What you have to do
Write out every line exactly, from the start of the records below to the line with "Scatter, XAxis, YAxis", and stop there. Don't write out the pictures.

Listed entries
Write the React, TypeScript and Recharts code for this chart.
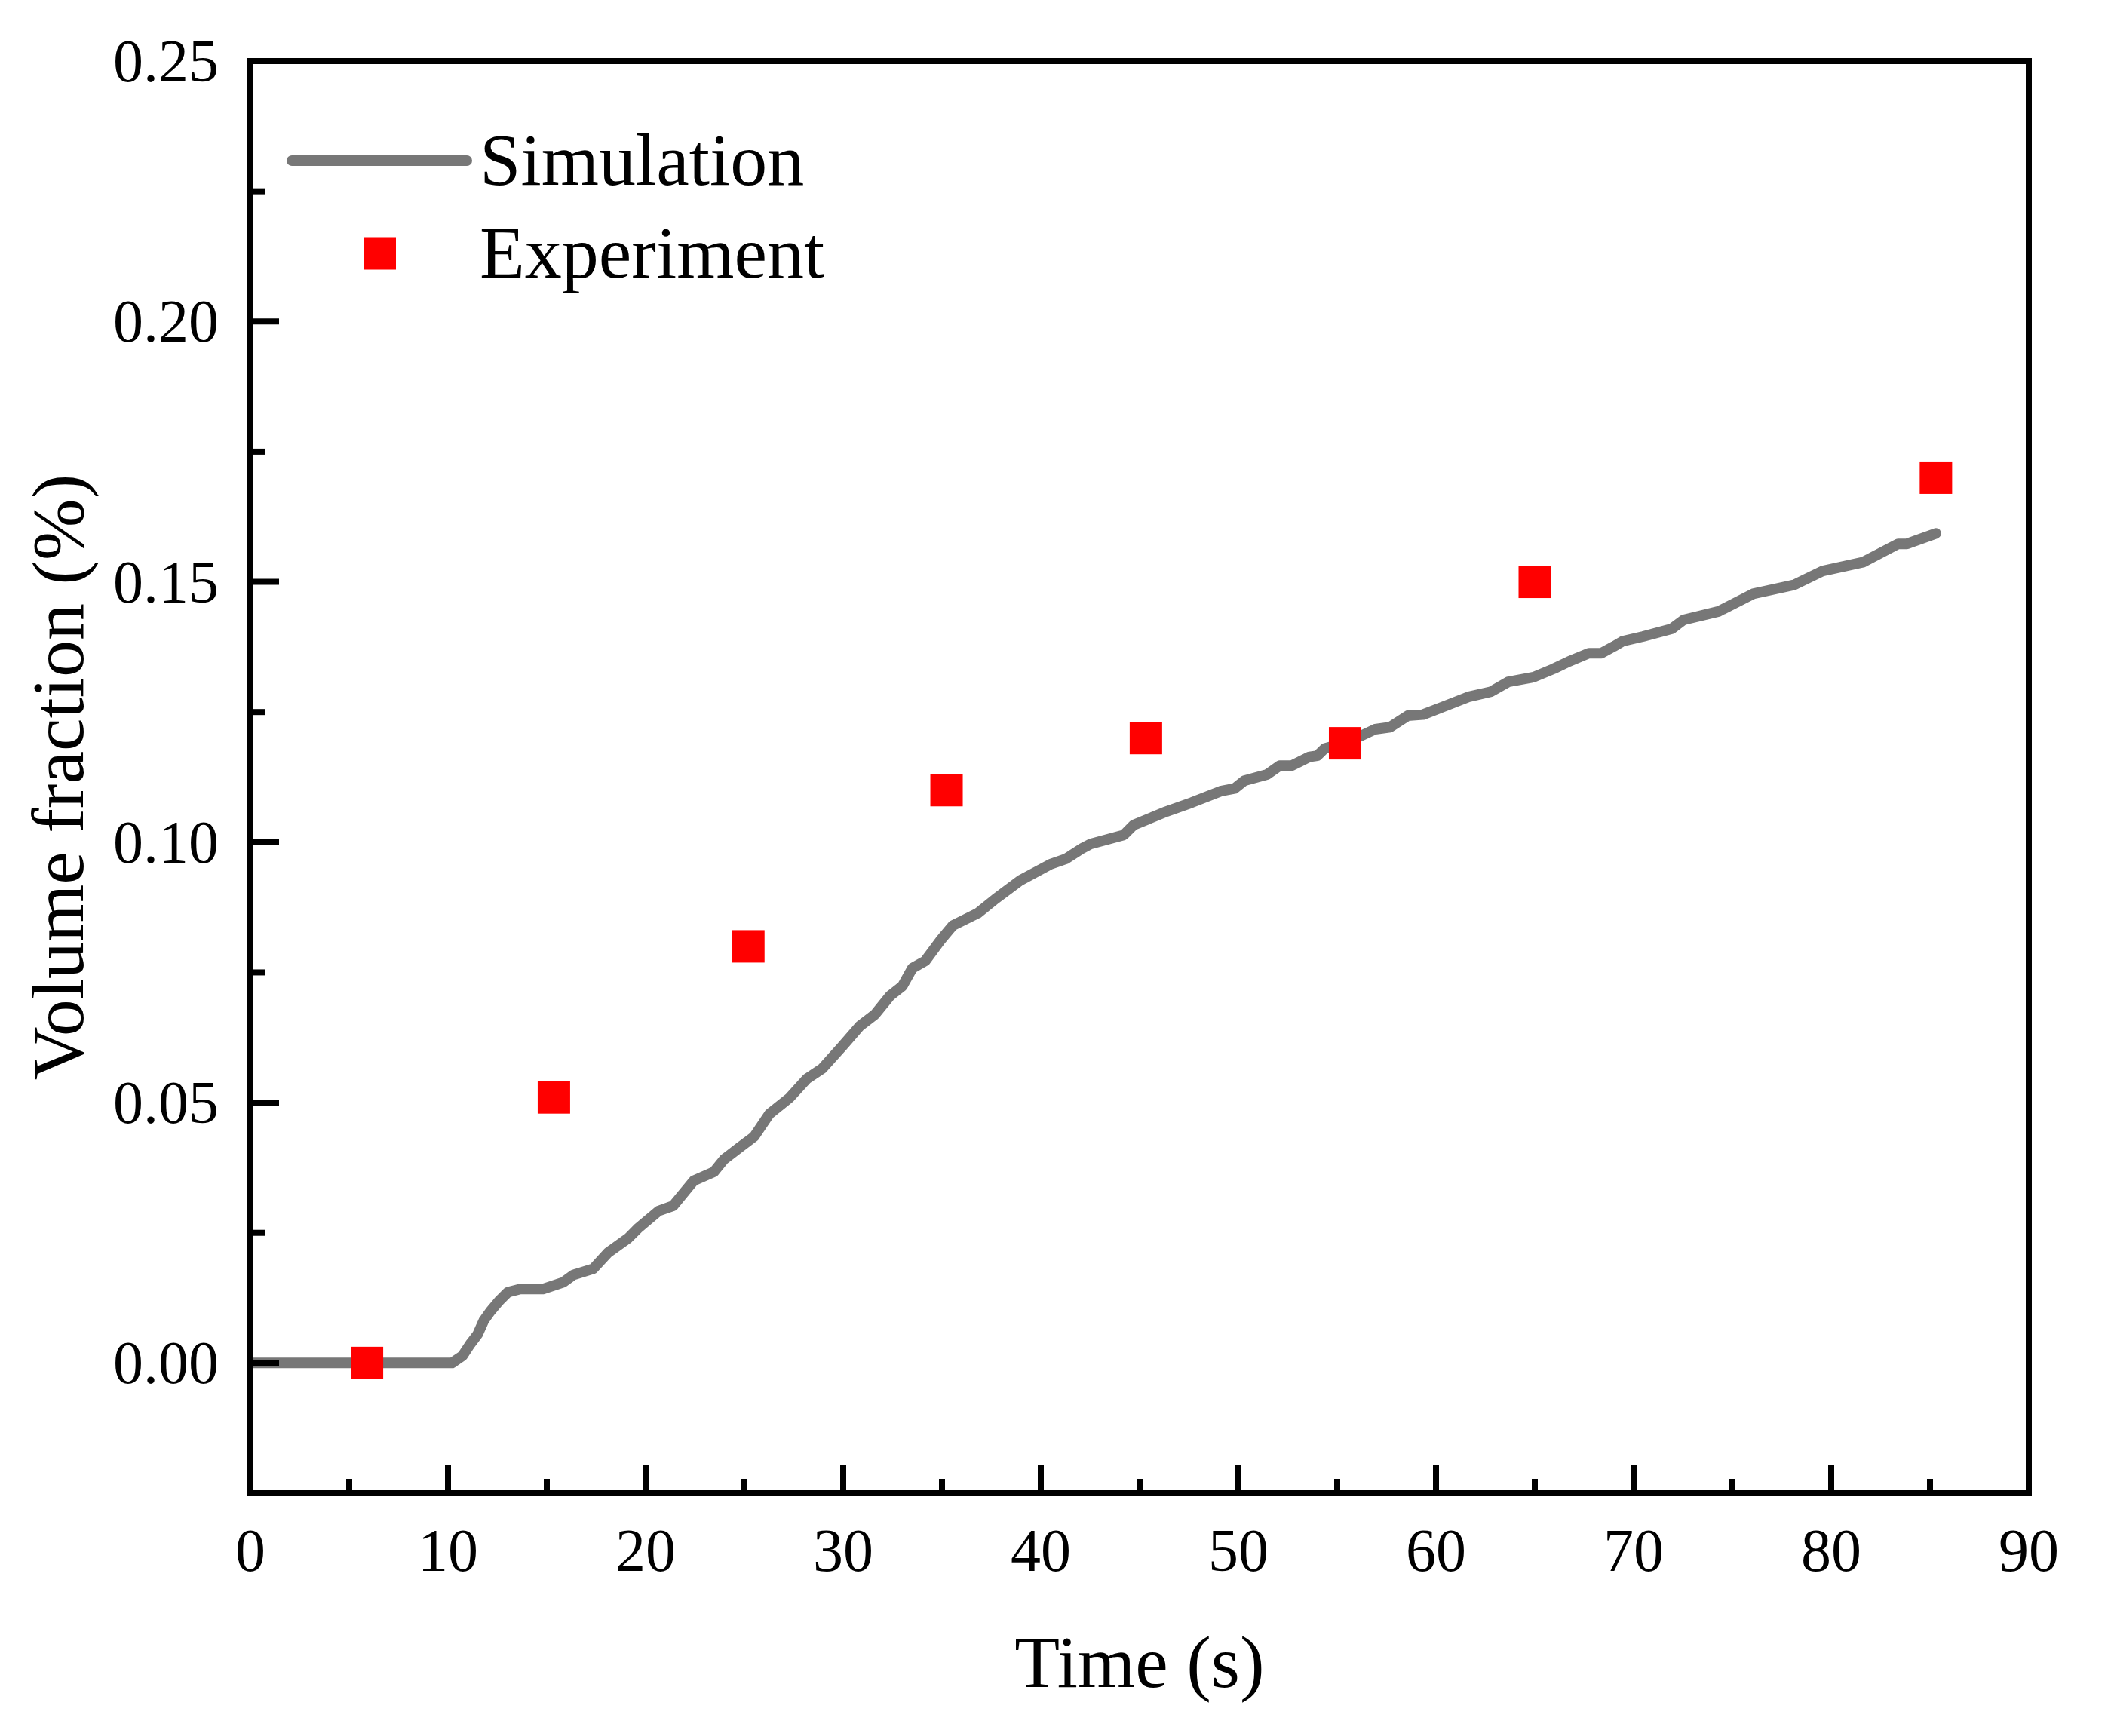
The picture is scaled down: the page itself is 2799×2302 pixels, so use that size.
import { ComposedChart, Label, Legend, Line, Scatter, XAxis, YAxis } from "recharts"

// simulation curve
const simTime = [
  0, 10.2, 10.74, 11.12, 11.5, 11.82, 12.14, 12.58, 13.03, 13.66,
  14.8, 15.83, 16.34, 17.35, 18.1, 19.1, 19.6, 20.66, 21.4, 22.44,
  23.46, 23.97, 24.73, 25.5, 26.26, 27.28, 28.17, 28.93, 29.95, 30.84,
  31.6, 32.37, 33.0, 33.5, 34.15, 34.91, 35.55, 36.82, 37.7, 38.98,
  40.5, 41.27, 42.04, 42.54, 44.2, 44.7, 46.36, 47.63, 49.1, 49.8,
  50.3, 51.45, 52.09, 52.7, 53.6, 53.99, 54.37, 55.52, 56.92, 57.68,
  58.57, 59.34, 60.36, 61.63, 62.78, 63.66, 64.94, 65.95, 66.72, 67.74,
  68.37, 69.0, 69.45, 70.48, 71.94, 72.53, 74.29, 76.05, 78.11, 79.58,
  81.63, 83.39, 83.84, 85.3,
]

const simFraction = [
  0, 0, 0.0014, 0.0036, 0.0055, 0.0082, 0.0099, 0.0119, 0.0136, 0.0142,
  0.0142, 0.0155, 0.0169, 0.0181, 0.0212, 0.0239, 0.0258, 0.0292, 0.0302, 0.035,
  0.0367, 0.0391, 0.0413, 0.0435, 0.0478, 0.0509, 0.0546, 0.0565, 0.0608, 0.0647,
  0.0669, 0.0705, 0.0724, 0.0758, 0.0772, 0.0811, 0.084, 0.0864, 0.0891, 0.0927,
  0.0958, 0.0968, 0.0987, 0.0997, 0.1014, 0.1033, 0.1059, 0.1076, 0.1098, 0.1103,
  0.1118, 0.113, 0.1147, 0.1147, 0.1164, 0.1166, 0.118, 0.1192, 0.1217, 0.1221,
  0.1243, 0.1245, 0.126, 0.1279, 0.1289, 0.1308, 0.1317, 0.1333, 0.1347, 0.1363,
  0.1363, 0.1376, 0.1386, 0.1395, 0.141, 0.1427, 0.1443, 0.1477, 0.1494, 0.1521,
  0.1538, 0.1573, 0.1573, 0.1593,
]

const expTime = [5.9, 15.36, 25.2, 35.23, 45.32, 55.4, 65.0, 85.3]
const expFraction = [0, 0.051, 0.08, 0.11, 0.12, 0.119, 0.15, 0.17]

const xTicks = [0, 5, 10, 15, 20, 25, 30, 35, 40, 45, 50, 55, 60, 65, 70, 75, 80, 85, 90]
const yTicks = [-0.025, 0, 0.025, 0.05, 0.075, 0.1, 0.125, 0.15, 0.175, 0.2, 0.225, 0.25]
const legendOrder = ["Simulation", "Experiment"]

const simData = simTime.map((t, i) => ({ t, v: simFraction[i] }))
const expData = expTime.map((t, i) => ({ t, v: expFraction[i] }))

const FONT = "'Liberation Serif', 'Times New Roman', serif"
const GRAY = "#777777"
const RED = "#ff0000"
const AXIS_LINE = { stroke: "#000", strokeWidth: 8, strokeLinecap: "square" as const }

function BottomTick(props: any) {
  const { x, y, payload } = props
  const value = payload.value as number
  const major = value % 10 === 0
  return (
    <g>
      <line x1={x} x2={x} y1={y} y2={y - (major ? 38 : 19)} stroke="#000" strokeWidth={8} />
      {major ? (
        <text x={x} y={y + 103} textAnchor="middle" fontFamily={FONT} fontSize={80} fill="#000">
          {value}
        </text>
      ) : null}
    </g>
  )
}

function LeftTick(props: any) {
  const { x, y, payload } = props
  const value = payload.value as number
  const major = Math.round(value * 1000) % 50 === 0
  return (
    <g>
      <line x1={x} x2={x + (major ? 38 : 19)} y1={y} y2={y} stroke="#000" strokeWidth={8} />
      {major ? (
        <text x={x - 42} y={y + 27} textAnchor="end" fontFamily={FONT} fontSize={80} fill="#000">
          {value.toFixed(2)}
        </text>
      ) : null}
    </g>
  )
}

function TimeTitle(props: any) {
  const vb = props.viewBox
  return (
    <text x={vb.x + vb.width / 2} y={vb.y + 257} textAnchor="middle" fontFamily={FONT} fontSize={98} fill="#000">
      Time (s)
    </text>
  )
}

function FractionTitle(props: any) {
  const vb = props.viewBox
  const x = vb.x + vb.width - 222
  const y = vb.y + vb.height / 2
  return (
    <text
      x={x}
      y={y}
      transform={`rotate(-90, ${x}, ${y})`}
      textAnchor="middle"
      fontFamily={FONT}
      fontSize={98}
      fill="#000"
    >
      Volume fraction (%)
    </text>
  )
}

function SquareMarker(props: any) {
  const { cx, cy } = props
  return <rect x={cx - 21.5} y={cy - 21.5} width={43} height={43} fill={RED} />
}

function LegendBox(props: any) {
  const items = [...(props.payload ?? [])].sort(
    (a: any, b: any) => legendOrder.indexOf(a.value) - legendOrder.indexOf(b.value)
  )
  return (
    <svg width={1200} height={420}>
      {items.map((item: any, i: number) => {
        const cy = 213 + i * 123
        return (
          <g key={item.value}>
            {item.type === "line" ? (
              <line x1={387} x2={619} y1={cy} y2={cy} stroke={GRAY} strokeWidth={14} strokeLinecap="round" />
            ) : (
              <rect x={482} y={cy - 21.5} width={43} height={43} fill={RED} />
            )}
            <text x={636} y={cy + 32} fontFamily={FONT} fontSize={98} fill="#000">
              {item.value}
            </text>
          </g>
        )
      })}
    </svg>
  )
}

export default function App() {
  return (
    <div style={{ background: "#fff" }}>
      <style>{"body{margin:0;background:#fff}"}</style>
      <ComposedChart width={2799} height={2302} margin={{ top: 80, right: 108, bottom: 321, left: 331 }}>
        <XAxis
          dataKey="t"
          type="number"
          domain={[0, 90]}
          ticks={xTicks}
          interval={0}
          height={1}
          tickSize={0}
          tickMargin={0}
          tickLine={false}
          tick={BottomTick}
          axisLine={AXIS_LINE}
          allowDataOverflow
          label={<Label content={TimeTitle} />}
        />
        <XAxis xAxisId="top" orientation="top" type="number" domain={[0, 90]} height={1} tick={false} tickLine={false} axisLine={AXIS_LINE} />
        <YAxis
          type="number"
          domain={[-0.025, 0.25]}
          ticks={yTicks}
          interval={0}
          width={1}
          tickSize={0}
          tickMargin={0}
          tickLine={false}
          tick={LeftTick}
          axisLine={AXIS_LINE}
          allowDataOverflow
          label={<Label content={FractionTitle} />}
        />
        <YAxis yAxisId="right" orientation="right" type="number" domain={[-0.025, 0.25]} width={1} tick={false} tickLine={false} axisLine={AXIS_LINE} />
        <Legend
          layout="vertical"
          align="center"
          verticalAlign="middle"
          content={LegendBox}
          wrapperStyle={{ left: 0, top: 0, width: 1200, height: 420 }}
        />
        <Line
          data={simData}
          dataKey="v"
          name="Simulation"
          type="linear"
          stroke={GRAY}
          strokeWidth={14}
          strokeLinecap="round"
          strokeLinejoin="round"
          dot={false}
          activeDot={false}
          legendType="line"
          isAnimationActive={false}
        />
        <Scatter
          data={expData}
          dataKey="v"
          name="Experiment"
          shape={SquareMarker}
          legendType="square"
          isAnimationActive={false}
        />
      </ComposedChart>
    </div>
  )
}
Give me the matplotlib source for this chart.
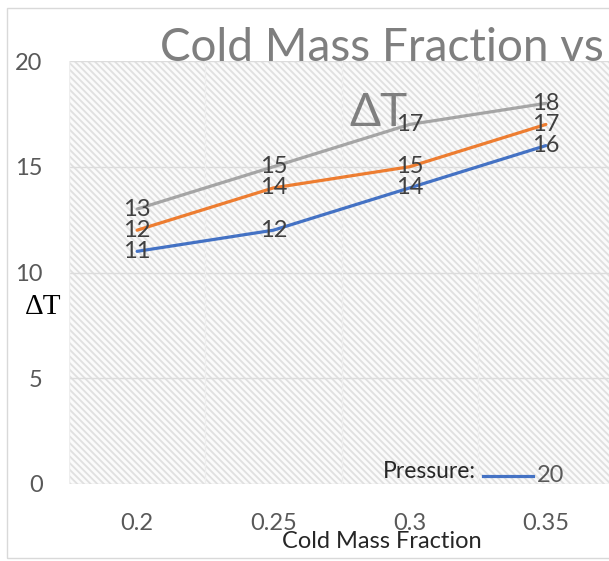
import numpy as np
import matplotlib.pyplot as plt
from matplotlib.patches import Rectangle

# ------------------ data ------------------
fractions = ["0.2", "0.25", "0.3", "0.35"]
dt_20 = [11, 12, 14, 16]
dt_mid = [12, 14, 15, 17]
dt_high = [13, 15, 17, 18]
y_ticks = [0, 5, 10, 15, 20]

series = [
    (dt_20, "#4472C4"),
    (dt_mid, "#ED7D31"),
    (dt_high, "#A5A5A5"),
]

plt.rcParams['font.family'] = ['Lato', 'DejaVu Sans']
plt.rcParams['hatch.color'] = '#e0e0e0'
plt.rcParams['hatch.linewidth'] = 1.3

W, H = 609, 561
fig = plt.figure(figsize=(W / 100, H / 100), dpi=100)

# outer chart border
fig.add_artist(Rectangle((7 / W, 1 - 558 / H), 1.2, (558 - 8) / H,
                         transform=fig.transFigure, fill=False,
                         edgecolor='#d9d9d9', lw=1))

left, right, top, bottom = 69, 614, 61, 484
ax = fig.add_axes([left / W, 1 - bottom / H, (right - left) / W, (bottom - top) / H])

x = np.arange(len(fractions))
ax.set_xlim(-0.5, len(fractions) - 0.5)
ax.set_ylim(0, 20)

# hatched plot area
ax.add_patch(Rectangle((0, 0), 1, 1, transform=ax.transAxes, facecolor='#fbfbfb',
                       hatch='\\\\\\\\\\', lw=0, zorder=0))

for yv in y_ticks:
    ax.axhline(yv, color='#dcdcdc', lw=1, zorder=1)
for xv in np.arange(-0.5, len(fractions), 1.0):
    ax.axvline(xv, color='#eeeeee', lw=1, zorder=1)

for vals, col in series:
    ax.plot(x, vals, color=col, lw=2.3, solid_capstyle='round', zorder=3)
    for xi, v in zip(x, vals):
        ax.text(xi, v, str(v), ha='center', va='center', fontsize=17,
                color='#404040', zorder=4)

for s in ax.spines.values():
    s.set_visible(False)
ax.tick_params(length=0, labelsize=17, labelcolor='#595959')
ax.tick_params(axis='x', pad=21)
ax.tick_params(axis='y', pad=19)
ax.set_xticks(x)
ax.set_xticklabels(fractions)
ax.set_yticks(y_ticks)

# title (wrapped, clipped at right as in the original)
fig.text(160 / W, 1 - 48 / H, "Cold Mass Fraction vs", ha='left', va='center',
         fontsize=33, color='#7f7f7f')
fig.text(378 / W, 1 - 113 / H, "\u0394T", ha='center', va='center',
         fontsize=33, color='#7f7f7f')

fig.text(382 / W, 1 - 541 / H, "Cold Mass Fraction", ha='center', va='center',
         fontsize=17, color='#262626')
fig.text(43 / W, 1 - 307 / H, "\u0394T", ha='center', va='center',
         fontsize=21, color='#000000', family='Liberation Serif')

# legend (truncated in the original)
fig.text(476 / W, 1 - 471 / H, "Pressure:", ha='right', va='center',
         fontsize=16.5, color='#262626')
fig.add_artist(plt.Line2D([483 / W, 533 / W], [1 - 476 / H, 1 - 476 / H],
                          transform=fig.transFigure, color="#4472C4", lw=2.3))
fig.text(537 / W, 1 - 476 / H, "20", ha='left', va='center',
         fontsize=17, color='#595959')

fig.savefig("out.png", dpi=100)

Correct output
Write the React, TypeScript and Recharts code for this chart.
The picture is scaled down: the page itself is 2799×2302 pixels, so use that size.
import { ComposedChart, Label, Legend, Line, Scatter, XAxis, YAxis } from "recharts"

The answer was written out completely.